**WHAT YOU ARE ASKED TO DO**
Return exactly the lines that run from the beginning through the line containing "const xTitle = 'Number of elements';", both included, and no others.
## START INFORMATION SHOWN
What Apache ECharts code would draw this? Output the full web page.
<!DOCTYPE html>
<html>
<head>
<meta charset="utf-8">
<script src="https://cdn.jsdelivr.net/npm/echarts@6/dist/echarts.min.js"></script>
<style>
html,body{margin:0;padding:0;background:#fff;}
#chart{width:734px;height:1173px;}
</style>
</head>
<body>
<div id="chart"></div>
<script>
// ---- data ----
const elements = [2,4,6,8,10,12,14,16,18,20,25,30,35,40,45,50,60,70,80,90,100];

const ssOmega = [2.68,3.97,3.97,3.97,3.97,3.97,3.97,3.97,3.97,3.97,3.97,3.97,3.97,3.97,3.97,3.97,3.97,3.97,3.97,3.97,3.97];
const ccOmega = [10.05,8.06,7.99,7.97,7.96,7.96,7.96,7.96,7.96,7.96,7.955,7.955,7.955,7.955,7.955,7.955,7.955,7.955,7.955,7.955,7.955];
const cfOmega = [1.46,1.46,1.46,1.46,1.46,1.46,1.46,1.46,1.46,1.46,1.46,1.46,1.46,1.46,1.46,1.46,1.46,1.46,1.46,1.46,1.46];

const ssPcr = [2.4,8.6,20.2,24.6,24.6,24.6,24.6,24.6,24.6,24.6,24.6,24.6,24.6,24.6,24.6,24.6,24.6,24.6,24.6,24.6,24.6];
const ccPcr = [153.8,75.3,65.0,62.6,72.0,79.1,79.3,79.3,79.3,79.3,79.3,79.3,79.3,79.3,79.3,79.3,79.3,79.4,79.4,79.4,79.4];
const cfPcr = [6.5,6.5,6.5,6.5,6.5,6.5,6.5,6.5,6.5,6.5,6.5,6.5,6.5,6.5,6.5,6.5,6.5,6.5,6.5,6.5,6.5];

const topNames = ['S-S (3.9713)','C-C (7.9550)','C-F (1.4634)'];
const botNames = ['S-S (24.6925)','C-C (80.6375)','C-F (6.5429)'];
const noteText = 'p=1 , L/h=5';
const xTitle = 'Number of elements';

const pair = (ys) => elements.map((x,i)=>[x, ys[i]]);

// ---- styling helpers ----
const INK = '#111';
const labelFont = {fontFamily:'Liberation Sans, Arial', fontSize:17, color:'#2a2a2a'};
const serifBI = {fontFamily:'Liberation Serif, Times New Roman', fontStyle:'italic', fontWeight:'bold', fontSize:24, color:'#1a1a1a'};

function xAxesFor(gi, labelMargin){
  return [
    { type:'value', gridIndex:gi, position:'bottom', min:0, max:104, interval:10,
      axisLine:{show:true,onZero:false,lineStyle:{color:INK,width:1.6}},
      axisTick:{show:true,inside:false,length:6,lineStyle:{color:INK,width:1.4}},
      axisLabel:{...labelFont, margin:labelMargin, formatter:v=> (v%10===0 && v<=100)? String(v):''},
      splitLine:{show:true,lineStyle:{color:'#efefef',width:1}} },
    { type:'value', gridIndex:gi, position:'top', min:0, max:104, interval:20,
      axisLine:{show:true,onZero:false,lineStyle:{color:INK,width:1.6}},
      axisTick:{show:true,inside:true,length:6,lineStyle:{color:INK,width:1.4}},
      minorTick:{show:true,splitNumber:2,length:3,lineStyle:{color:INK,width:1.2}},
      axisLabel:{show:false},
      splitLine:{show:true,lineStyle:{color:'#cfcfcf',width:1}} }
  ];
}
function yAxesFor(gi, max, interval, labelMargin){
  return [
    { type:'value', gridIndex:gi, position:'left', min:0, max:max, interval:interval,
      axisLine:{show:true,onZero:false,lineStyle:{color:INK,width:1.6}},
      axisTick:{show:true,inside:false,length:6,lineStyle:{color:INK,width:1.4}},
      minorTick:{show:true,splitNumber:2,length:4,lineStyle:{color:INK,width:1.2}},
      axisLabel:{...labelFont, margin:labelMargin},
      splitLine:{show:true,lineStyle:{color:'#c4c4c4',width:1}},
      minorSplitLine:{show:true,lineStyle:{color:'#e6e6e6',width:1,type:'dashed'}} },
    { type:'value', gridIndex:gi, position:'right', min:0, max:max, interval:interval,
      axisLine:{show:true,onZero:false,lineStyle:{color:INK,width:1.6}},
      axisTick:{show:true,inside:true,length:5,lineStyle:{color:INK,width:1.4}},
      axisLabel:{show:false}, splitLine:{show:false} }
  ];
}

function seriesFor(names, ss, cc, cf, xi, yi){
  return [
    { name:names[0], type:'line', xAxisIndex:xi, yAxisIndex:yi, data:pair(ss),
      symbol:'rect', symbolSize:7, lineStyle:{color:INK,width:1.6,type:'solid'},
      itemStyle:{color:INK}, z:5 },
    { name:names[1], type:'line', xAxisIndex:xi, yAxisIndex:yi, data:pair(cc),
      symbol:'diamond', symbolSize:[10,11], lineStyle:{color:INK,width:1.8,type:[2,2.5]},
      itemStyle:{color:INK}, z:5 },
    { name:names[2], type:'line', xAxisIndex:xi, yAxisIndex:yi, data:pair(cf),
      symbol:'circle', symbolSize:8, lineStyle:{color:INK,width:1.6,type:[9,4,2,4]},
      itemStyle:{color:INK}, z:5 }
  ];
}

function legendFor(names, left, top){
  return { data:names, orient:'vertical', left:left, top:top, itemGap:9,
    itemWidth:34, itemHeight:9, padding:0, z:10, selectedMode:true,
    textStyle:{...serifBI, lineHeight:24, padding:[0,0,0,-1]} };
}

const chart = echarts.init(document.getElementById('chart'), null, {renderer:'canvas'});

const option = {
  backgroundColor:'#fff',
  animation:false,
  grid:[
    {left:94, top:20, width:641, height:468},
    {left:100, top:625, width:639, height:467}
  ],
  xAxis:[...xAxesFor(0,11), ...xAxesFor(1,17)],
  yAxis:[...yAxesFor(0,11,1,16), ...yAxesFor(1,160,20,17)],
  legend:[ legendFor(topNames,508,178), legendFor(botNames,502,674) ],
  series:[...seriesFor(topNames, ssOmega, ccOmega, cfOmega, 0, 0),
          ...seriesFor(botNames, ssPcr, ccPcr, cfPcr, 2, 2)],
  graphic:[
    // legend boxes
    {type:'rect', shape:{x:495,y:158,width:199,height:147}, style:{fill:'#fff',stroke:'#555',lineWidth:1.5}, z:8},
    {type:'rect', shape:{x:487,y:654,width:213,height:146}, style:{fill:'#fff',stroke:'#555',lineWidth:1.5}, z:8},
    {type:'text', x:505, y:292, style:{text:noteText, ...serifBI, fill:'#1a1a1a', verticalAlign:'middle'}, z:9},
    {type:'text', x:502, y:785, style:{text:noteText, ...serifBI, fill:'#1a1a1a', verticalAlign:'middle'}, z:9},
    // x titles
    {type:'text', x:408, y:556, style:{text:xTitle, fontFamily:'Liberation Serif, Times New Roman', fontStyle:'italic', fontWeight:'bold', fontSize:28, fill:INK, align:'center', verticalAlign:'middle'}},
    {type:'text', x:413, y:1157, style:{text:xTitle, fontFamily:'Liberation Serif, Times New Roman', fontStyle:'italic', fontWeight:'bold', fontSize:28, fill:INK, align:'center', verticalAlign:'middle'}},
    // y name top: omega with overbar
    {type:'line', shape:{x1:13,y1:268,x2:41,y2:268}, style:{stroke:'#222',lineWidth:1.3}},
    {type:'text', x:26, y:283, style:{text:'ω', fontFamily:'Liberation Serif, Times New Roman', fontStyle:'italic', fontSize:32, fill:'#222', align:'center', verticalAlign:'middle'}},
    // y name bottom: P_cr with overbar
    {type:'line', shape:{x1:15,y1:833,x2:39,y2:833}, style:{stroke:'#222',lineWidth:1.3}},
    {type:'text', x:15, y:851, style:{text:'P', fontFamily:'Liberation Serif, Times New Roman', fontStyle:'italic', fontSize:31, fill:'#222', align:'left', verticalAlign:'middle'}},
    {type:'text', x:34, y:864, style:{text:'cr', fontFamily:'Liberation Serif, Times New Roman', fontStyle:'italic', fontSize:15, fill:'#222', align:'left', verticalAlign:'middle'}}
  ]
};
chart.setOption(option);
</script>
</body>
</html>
## END INFORMATION SHOWN
**TASK RESPONSE**
What Apache ECharts code would draw this? Output the full web page.
<!DOCTYPE html>
<html>
<head>
<meta charset="utf-8">
<script src="https://cdn.jsdelivr.net/npm/echarts@6/dist/echarts.min.js"></script>
<style>
html,body{margin:0;padding:0;background:#fff;}
#chart{width:734px;height:1173px;}
</style>
</head>
<body>
<div id="chart"></div>
<script>
// ---- data ----
const elements = [2,4,6,8,10,12,14,16,18,20,25,30,35,40,45,50,60,70,80,90,100];

const ssOmega = [2.68,3.97,3.97,3.97,3.97,3.97,3.97,3.97,3.97,3.97,3.97,3.97,3.97,3.97,3.97,3.97,3.97,3.97,3.97,3.97,3.97];
const ccOmega = [10.05,8.06,7.99,7.97,7.96,7.96,7.96,7.96,7.96,7.96,7.955,7.955,7.955,7.955,7.955,7.955,7.955,7.955,7.955,7.955,7.955];
const cfOmega = [1.46,1.46,1.46,1.46,1.46,1.46,1.46,1.46,1.46,1.46,1.46,1.46,1.46,1.46,1.46,1.46,1.46,1.46,1.46,1.46,1.46];

const ssPcr = [2.4,8.6,20.2,24.6,24.6,24.6,24.6,24.6,24.6,24.6,24.6,24.6,24.6,24.6,24.6,24.6,24.6,24.6,24.6,24.6,24.6];
const ccPcr = [153.8,75.3,65.0,62.6,72.0,79.1,79.3,79.3,79.3,79.3,79.3,79.3,79.3,79.3,79.3,79.3,79.3,79.4,79.4,79.4,79.4];
const cfPcr = [6.5,6.5,6.5,6.5,6.5,6.5,6.5,6.5,6.5,6.5,6.5,6.5,6.5,6.5,6.5,6.5,6.5,6.5,6.5,6.5,6.5];

const topNames = ['S-S (3.9713)','C-C (7.9550)','C-F (1.4634)'];
const botNames = ['S-S (24.6925)','C-C (80.6375)','C-F (6.5429)'];
const noteText = 'p=1 , L/h=5';
const xTitle = 'Number of elements';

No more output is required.